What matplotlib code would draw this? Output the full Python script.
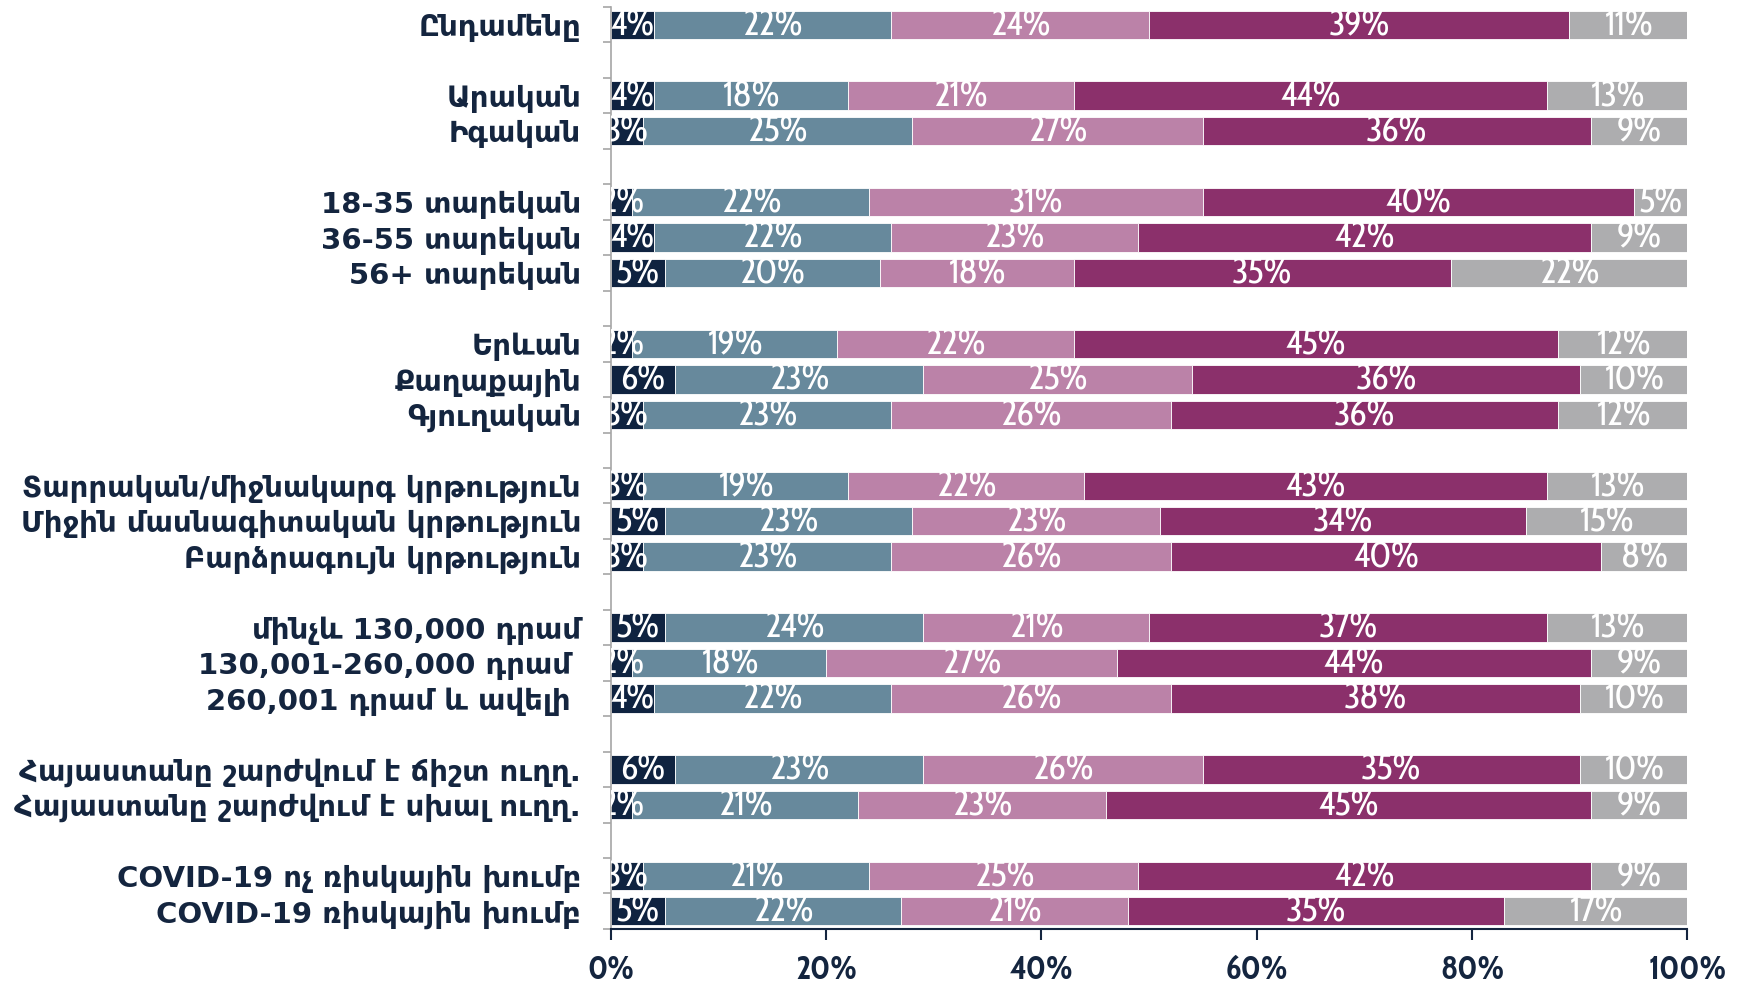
import matplotlib
matplotlib.use("Agg")
import matplotlib.pyplot as plt
import numpy as np

# categories, top to bottom; group sizes define the blank rows between them
labels = [
    "Ընդամենը",
    "Արական", "Իգական",
    "18-35 տարեկան", "36-55 տարեկան", "56+ տարեկան",
    "Երևան", "Քաղաքային", "Գյուղական",
    "Տարրական/միջնակարգ կրթություն", "Միջին մասնագիտական կրթություն", "Բարձրագույն կրթություն",
    "մինչև 130,000 դրամ", "130,001-260,000 դրամ ", "260,001 դրամ և ավելի ",
    "Հայաստանը շարժվում է ճիշտ ուղղ.", "Հայաստանը շարժվում է սխալ ուղղ.",
    "COVID-19 ոչ ռիսկային խումբ", "COVID-19 ռիսկային խումբ",
]
group_sizes = [1, 2, 3, 3, 3, 3, 2, 2]

s1 = [4, 4, 3, 2, 4, 5, 2, 6, 3, 3, 5, 3, 5, 2, 4, 6, 2, 3, 5]
s2 = [22, 18, 25, 22, 22, 20, 19, 23, 23, 19, 23, 23, 24, 18, 22, 23, 21, 21, 22]
s3 = [24, 21, 27, 31, 23, 18, 22, 25, 26, 22, 23, 26, 21, 27, 26, 26, 23, 25, 21]
s4 = [39, 44, 36, 40, 42, 35, 45, 36, 36, 43, 34, 40, 37, 44, 38, 35, 45, 42, 35]
s5 = [11, 13, 9, 5, 9, 22, 12, 10, 12, 13, 15, 8, 13, 9, 10, 10, 9, 9, 17]

series = [s1, s2, s3, s4, s5]
colors = ["#0f2340", "#67899c", "#bb82a8", "#8b306b", "#adadaf"]
navy = "#14253f"
num_font = ["Cabin Condensed", "DejaVu Sans"]

# slot positions with one empty slot between groups
pos = []
slot = 0
for g in group_sizes:
    for _ in range(g):
        pos.append(slot)
        slot += 1
    slot += 1
pos = np.array(pos)
n_slots = slot - 1

fig = plt.figure(figsize=(17.45, 9.85), dpi=100)
ax = fig.add_axes([0.350, 0.0569, 0.617, 0.936])

left = np.zeros(len(labels))
for vals, c in zip(series, colors):
    vals = np.array(vals, dtype=float)
    ax.barh(pos, vals, left=left, height=0.8, color=c, edgecolor="white", linewidth=0.6)
    for y, l, v in zip(pos, left, vals):
        ax.text(l + v / 2, y + 0.04, f"{int(v)}%", ha="center", va="center", color="white",
                fontsize=26, family=num_font, clip_on=True)
    left += vals

ax.set_xlim(0, 100)
ax.set_ylim(n_slots - 0.5, -0.5)

ax.set_yticks(pos)
ax.set_yticklabels(labels, fontsize=21, fontweight="bold", color=navy, family="DejaVu Sans")
ax.tick_params(axis="y", which="major", length=0, pad=21.5)
ax.set_yticks(np.arange(-0.5, n_slots, 1.0), minor=True)
ax.tick_params(axis="y", which="minor", length=6, color="#a6a6a6", width=1.2)

ax.set_xticks([0, 20, 40, 60, 80, 100])
ax.set_xticklabels(["0%", "20%", "40%", "60%", "80%", "100%"], fontsize=24, fontweight="bold",
                   color=navy, family=num_font)
ax.tick_params(axis="x", length=8, width=1.5, color=navy, pad=10)

for s in ["top", "right"]:
    ax.spines[s].set_visible(False)
ax.spines["left"].set_color("#a6a6a6")
ax.spines["left"].set_linewidth(1.2)
ax.spines["bottom"].set_color(navy)
ax.spines["bottom"].set_linewidth(1.5)

fig.savefig("out.png", dpi=100)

Problem details:
Transcribe the material exactly, keeping every word and none of the pictures.

Answer to this task:
What matplotlib code would draw this? Output the full Python script.
import matplotlib
matplotlib.use("Agg")
import matplotlib.pyplot as plt
import numpy as np

# categories, top to bottom; group sizes define the blank rows between them
labels = [
    "Ընդամենը",
    "Արական", "Իգական",
    "18-35 տարեկան", "36-55 տարեկան", "56+ տարեկան",
    "Երևան", "Քաղաքային", "Գյուղական",
    "Տարրական/միջնակարգ կրթություն", "Միջին մասնագիտական կրթություն", "Բարձրագույն կրթություն",
    "մինչև 130,000 դրամ", "130,001-260,000 դրամ ", "260,001 դրամ և ավելի ",
    "Հայաստանը շարժվում է ճիշտ ուղղ.", "Հայաստանը շարժվում է սխալ ուղղ.",
    "COVID-19 ոչ ռիսկային խումբ", "COVID-19 ռիսկային խումբ",
]
group_sizes = [1, 2, 3, 3, 3, 3, 2, 2]

s1 = [4, 4, 3, 2, 4, 5, 2, 6, 3, 3, 5, 3, 5, 2, 4, 6, 2, 3, 5]
s2 = [22, 18, 25, 22, 22, 20, 19, 23, 23, 19, 23, 23, 24, 18, 22, 23, 21, 21, 22]
s3 = [24, 21, 27, 31, 23, 18, 22, 25, 26, 22, 23, 26, 21, 27, 26, 26, 23, 25, 21]
s4 = [39, 44, 36, 40, 42, 35, 45, 36, 36, 43, 34, 40, 37, 44, 38, 35, 45, 42, 35]
s5 = [11, 13, 9, 5, 9, 22, 12, 10, 12, 13, 15, 8, 13, 9, 10, 10, 9, 9, 17]

series = [s1, s2, s3, s4, s5]
colors = ["#0f2340", "#67899c", "#bb82a8", "#8b306b", "#adadaf"]
navy = "#14253f"
num_font = ["Cabin Condensed", "DejaVu Sans"]

# slot positions with one empty slot between groups
pos = []
slot = 0
for g in group_sizes:
    for _ in range(g):
        pos.append(slot)
        slot += 1
    slot += 1
pos = np.array(pos)
n_slots = slot - 1

fig = plt.figure(figsize=(17.45, 9.85), dpi=100)
ax = fig.add_axes([0.350, 0.0569, 0.617, 0.936])

left = np.zeros(len(labels))
for vals, c in zip(series, colors):
    vals = np.array(vals, dtype=float)
    ax.barh(pos, vals, left=left, height=0.8, color=c, edgecolor="white", linewidth=0.6)
    for y, l, v in zip(pos, left, vals):
        ax.text(l + v / 2, y + 0.04, f"{int(v)}%", ha="center", va="center", color="white",
                fontsize=26, family=num_font, clip_on=True)
    left += vals

ax.set_xlim(0, 100)
ax.set_ylim(n_slots - 0.5, -0.5)

ax.set_yticks(pos)
ax.set_yticklabels(labels, fontsize=21, fontweight="bold", color=navy, family="DejaVu Sans")
ax.tick_params(axis="y", which="major", length=0, pad=21.5)
ax.set_yticks(np.arange(-0.5, n_slots, 1.0), minor=True)
ax.tick_params(axis="y", which="minor", length=6, color="#a6a6a6", width=1.2)

ax.set_xticks([0, 20, 40, 60, 80, 100])
ax.set_xticklabels(["0%", "20%", "40%", "60%", "80%", "100%"], fontsize=24, fontweight="bold",
                   color=navy, family=num_font)
ax.tick_params(axis="x", length=8, width=1.5, color=navy, pad=10)

for s in ["top", "right"]:
    ax.spines[s].set_visible(False)
ax.spines["left"].set_color("#a6a6a6")
ax.spines["left"].set_linewidth(1.2)
ax.spines["bottom"].set_color(navy)
ax.spines["bottom"].set_linewidth(1.5)

fig.savefig("out.png", dpi=100)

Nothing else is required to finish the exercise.